Хотя «Зеркало» и «Сталкер» сняты для обычного экрана, кино Тарковского продолжает ассоциироваться преимущественно с широким экраном. Если, например, гуглить «Сталкер», то большинство иллюстраций будет не в формате фильма (4:3), а в более широком формате. Когда летом 2019 года на выставке к сорокалетию «Сталкера» показывали кадры со съемок, снятые художником фильма Рашитом Сафиуллиным в формате Super 8, то и они были переведены в широкий формат. Несомненно, у многих есть желание увидеть в «Сталкере» пример именно широкоформатного артхауса. Эта деталь – лишнее подтверждение того, как наше восприятие кино Тарковского продолжает страдать от наших же предвзятых мнений о нем и почему важно не только вспоминать его фильмы, но и проверять наши впечатления новым чувственным погружением в их вещественную и временну́ю фактуру.

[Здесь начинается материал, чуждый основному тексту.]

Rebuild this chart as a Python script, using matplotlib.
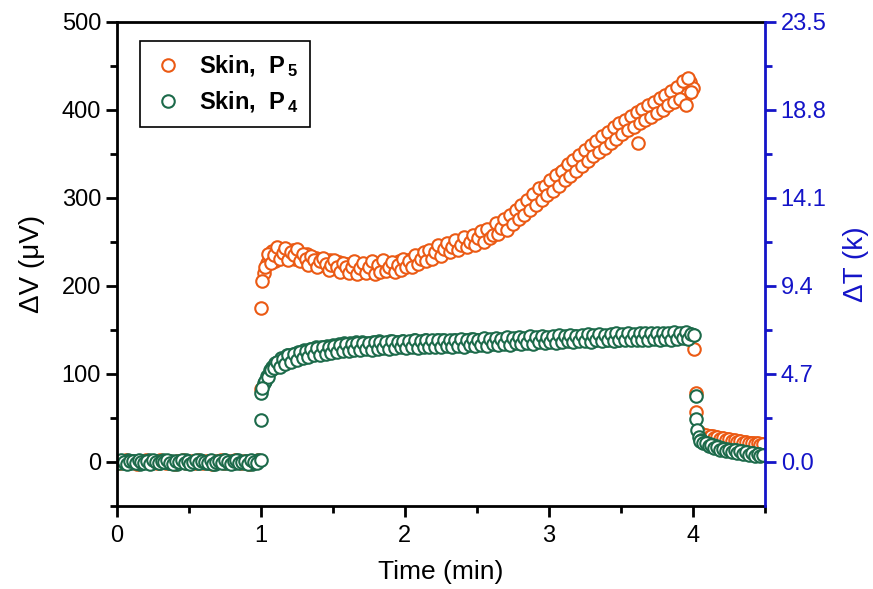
import numpy as np
import matplotlib
matplotlib.use("Agg")
import matplotlib.pyplot as plt
from matplotlib.ticker import MultipleLocator, FixedLocator

plt.rcParams['font.family'] = ['Liberation Sans', 'DejaVu Sans']
plt.rcParams['mathtext.fontset'] = 'custom'
plt.rcParams['mathtext.rm'] = 'Liberation Sans'
plt.rcParams['mathtext.bf'] = 'Liberation Sans:bold'
plt.rcParams['mathtext.default'] = 'bf'

orange = '#EB5A14'
green = '#1C6A4A'
blue = '#1414C8'

# sampling grids (min), two interleaved sweeps
t_base = np.round(np.arange(0.0, 0.99, 0.02), 2)
t_base_b = np.round(np.arange(0.01, 0.98, 0.02), 2)
t_main = np.round(np.arange(1.0, 4.001, 0.02), 2)
t_main_b = np.round(np.arange(1.03, 3.991, 0.02), 2)
t_tail = np.round(np.arange(4.04, 4.501, 0.02), 2)
t_tail_b = np.round(np.arange(4.05, 4.491, 0.02), 2)

# baseline before heating (uV)
p5_base = [1, -1, 0, 2, -1, 1, 0, -2, 1, 0, 2, -1, 0, 1, -1, 2, 0, -1, 1, 0,
           -2, 1, 0, 2, -1, 0, 1, -1, 2, 0, -1, 1, 0, -2, 1, 0, 2, -1, 0, 1,
           -1, 2, 0, -1, 1, 0, -2, 1, 0, 2]
p4_base = [0, 1, -1, 0, 2, -1, 1, 0, -2, 1, 0, 2, -1, 0, 1, -1, 2, 0, -1, 1,
           0, -2, 1, 0, 2, -1, 0, 1, -1, 2, 0, -1, 1, 0, -2, 1, 0, 2, -1, 0,
           1, -1, 2, 0, -1, 1, 0, -2, 1, 2]
p4_base_b = [-1, 2, 0, -2, 1, 1, -1, 2, 0, -1, 1, -2, 2, 0, -1, 1, 0, 2, -1, -2,
             1, 0, 2, -1, 1, -2, 0, 2, -1, 1, 0, -1, 2, -2, 0, 1, -1, 2, 0, -2,
             1, 2, -1, 0, 1, -2, 2, 0, -1]

# heating period 1.00 - 4.00 min
p5_main = [175, 215, 226, 232, 240, 228, 238, 242, 233, 240,
           236, 241, 230, 238, 233, 228, 236, 230, 226, 232,
           224, 230, 227, 222, 229, 226, 220, 227, 223, 218,
           225, 221, 226, 218, 223, 216, 222, 219, 225, 217,
           222, 219, 226, 220, 224, 218, 225, 221, 228, 222,
           227, 224, 230, 226, 233, 229, 236, 232, 238, 235,
           241, 236, 243, 239, 245, 241, 247, 243, 249, 245,
           251, 247, 253, 249, 255, 252, 258, 254, 261, 257,
           264, 260, 268, 264, 272, 268, 277, 273, 282, 278,
           288, 284, 294, 290, 300, 296, 306, 301, 310, 306,
           316, 311, 322, 317, 328, 323, 334, 329, 340, 334,
           345, 339, 350, 345, 356, 350, 361, 355, 366, 360,
           371, 365, 376, 370, 380, 375, 385, 379, 389, 383,
           393, 362, 396, 390, 400, 394, 404, 398, 408, 402,
           412, 406, 416, 410, 420, 414, 424, 430, 418, 432,
           425]
p5_main_b = [222, 236, 226, 235, 244, 230, 237, 243, 229, 238,
             235, 242, 228, 236, 231, 224, 234, 229, 221, 228,
             232, 225, 218, 224, 229, 222, 216, 226, 221, 215,
             222, 228, 214, 220, 226, 215, 221, 228, 214, 224,
             216, 229, 217, 221, 227, 216, 224, 218, 231, 221,
             228, 222, 235, 225, 231, 239, 228, 241, 231, 238,
             246, 234, 242, 249, 238, 244, 252, 241, 247, 255,
             244, 250, 258, 247, 254, 262, 250, 265, 254, 258,
             271, 259, 266, 276, 264, 281, 270, 286, 276, 292,
             281, 297, 286, 304, 292, 311, 298, 314, 303, 320,
             308, 326, 314, 331, 320, 338, 325, 343, 331, 349,
             336, 354, 342, 360, 347, 365, 352, 370, 357, 375,
             362, 380, 367, 385, 372, 389, 377, 393, 381, 398,
             385, 401, 388, 405, 392, 409, 396, 413, 400, 417,
             405, 421, 409, 426, 412, 433, 405, 436, 420]
p4_main = [78, 90, 98, 104, 108, 112, 114, 118, 116, 121,
           119, 123, 121, 125, 122, 127, 124, 128, 126, 130,
           127, 131, 128, 132, 129, 133, 130, 134, 131, 135,
           131, 135, 132, 136, 132, 136, 133, 135, 131, 136,
           133, 137, 132, 135, 134, 137, 131, 136, 134, 137,
           132, 136, 135, 138, 133, 136, 134, 138, 135, 137,
           133, 138, 136, 139, 134, 137, 135, 139, 136, 138,
           134, 139, 136, 140, 135, 138, 137, 140, 135, 139,
           137, 140, 136, 139, 138, 141, 136, 140, 137, 141,
           138, 140, 136, 141, 138, 140, 137, 142, 138, 141,
           139, 142, 137, 141, 139, 142, 138, 141, 140, 143,
           138, 142, 139, 141, 140, 143, 138, 142, 140, 143,
           139, 142, 141, 144, 139, 143, 140, 143, 141, 144,
           140, 143, 141, 145, 140, 144, 142, 145, 141, 144,
           142, 145, 141, 146, 142, 145, 143, 146, 142, 145,
           144]
p4_main_b = [92, 97, 104, 107, 113, 108, 117, 111, 121, 114,
             123, 116, 125, 118, 126, 119, 128, 121, 129, 122,
             130, 123, 131, 124, 132, 125, 133, 126, 134, 126,
             134, 127, 135, 127, 135, 128, 135, 127, 136, 128,
             136, 129, 136, 128, 137, 129, 136, 130, 137, 129,
             137, 130, 138, 129, 137, 131, 138, 130, 138, 131,
             139, 130, 138, 132, 139, 131, 139, 132, 140, 131,
             139, 133, 140, 132, 139, 133, 141, 132, 140, 134,
             141, 133, 140, 134, 142, 133, 141, 135, 142, 134,
             141, 135, 143, 134, 142, 136, 143, 135, 142, 136,
             143, 135, 144, 136, 143, 137, 144, 136, 143, 137,
             144, 137, 145, 136, 144, 138, 145, 137, 144, 138,
             145, 137, 146, 138, 145, 139, 146, 138, 145, 139,
             146, 139, 147, 138, 146, 140, 147, 139, 146, 140,
             147, 139, 148, 140, 147, 141, 148, 140, 145]

# jump points at switch-on / switch-off
p5_jump_t = [1.0, 1.01, 4.01, 4.02, 4.025]
p5_jump = [83, 205, 128, 78, 57]
p4_jump_t = [1.0, 1.0, 1.01, 4.01, 4.02, 4.025, 4.03]
p4_jump = [2, 48, 84, 144, 75, 49, 36]

# cooling tail 4.04 - 4.50 min
p5_tail = [34, 32, 31, 30, 29, 29, 28, 27, 27, 26, 26, 25,
           25, 24, 24, 23, 23, 22, 22, 21, 21, 20, 20, 19]
p5_tail_b = [31, 29, 31, 28, 30, 27, 28, 26, 27, 25, 26, 24,
             25, 23, 24, 22, 23, 21, 22, 20, 21, 19, 20]
p4_tail = [28, 25, 23, 21, 20, 19, 18, 17, 16, 15, 15, 14,
           13, 13, 12, 12, 11, 11, 10, 10, 9, 9, 8, 8]
p4_tail_b = [24, 21, 22, 18, 19, 16, 17, 14, 15, 12, 14, 11,
             13, 10, 12, 9, 11, 8, 10, 7, 9, 7, 8]

fig = plt.figure(figsize=(8.73, 5.89), dpi=100)
ax = fig.add_axes([0.134, 0.141, 0.742, 0.822])

mk = dict(marker='o', ls='none', ms=9, mew=1.5, mfc='white')

t5 = np.concatenate([t_base, t_main, t_main_b, p5_jump_t, t_tail, t_tail_b])
v5 = np.concatenate([p5_base, p5_main, p5_main_b, p5_jump, p5_tail, p5_tail_b])
t4 = np.concatenate([t_base, t_base_b, t_main, t_main_b, p4_jump_t, t_tail, t_tail_b])
v4 = np.concatenate([p4_base, p4_base_b, p4_main, p4_main_b, p4_jump, p4_tail, p4_tail_b])

ax.plot(t5, v5, color=orange, mec=orange, label=r'Skin,  P$_{\,5}$', **mk)
ax.plot(t4, v4, color=green, mec=green, label=r'Skin,  P$_{\,4}$', **mk)

ax.set_xlim(0, 4.5)
ax.set_ylim(-50, 500)
ax.xaxis.set_major_locator(MultipleLocator(1))
ax.xaxis.set_minor_locator(MultipleLocator(0.5))
ax.yaxis.set_major_locator(MultipleLocator(100))
ax.yaxis.set_minor_locator(MultipleLocator(50))
ax.tick_params(which='major', direction='out', length=8, width=2, labelsize=17)
ax.tick_params(which='minor', direction='out', length=5, width=2)
ax.tick_params(axis='x', pad=6)
for s in ax.spines.values():
    s.set_linewidth(2)
ax.spines['right'].set_visible(False)

ax.set_xlabel('Time (min)', fontsize=19, labelpad=9)
ax.set_ylabel('\u0394V (\u03bcV)', fontsize=20, labelpad=12)

# right axis, temperature difference
ax2 = ax.twinx()
ax2.set_ylim(-50 * 0.047, 500 * 0.047)
ax2.yaxis.set_major_locator(FixedLocator([0.0, 4.7, 9.4, 14.1, 18.8, 23.5]))
ax2.yaxis.set_minor_locator(FixedLocator([2.35, 7.05, 11.75, 16.45, 21.15]))
ax2.yaxis.set_major_formatter(plt.FuncFormatter(lambda v, p: f'{v:.1f}'))
ax2.tick_params(which='major', direction='out', length=8, width=2, labelsize=17,
                colors=blue)
ax2.tick_params(which='minor', direction='out', length=5, width=2, colors=blue)
for k in ['left', 'top', 'bottom']:
    ax2.spines[k].set_visible(False)
ax2.spines['right'].set_color(blue)
ax2.spines['right'].set_linewidth(2)
ax2.set_ylabel('\u0394T (k)', fontsize=20, color=blue, labelpad=12)

leg = ax.legend(loc='upper left', bbox_to_anchor=(0.035, 0.96), borderaxespad=0,
                fancybox=False, edgecolor='black', framealpha=1,
                prop={'weight': 'bold', 'size': 17},
                handletextpad=0.6, borderpad=0.5, labelspacing=0.45, handlelength=1.4)
leg.get_frame().set_linewidth(1.2)

fig.savefig('out.png', dpi=100)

Теоретик кино Бела Балаж однажды отметил, что «абсолютное свидетельство о реальности» возможно только в фильмах о природе, поскольку одни лишь «растения и животные не играют для режиссера. И поскольку подобные подсмотренные сцены не могут быть воображаемыми, они обладают каким-то метафизически жутким свойством для любого, кто боится неуправляемой власти своего воображения»[125]. В художественном же кино животные подрывают иллюзию реальности, поскольку, участвуя в ней телесно, но бессознательно, они нарушают единство вымысла. Возможно, наименее реалистичные моменты в фильмах Тарковского как раз те, где животные выполняют сложные действия, как будто по указанию извне, свидетельствуя о присутствии чужой воли внутри игры. Жестокое обращение с животными в «Андрее Рублёве»: избиение Кириллом собаки, горящая корова, лошадь, которая падает с высоты и которую потом (в первом варианте фильма «Страсти по Андрею») добивают копьем, – всегда было самым спорным моментом фильма, и поныне является наиболее ярким примером жуткого присутствия животных в кино, когда в вымысел врывается не только не подчиненное ему сознание Другого, но и совсем не вымышленная боль и даже смерть этого Другого прямо на экране. Пожалуй, подобную реакцию вызывают и нередкие у Тарковского кадры с детьми, наблюдающими недетское действие внутри кадра, например пляску скомороха в крестьянском амбаре или путь Христа на «русскую Голгофу». В такие моменты камера как будто вопрошает: как выглядит такое действие для тех, кто не посвящен в вымысел и кому недоступен его смысл? Как однажды писал киновед Акира Липпит, «то, что́ мы видим, может стать естеством; но тот факт, что мы вообще это видим, остается целиком неестественным»[126].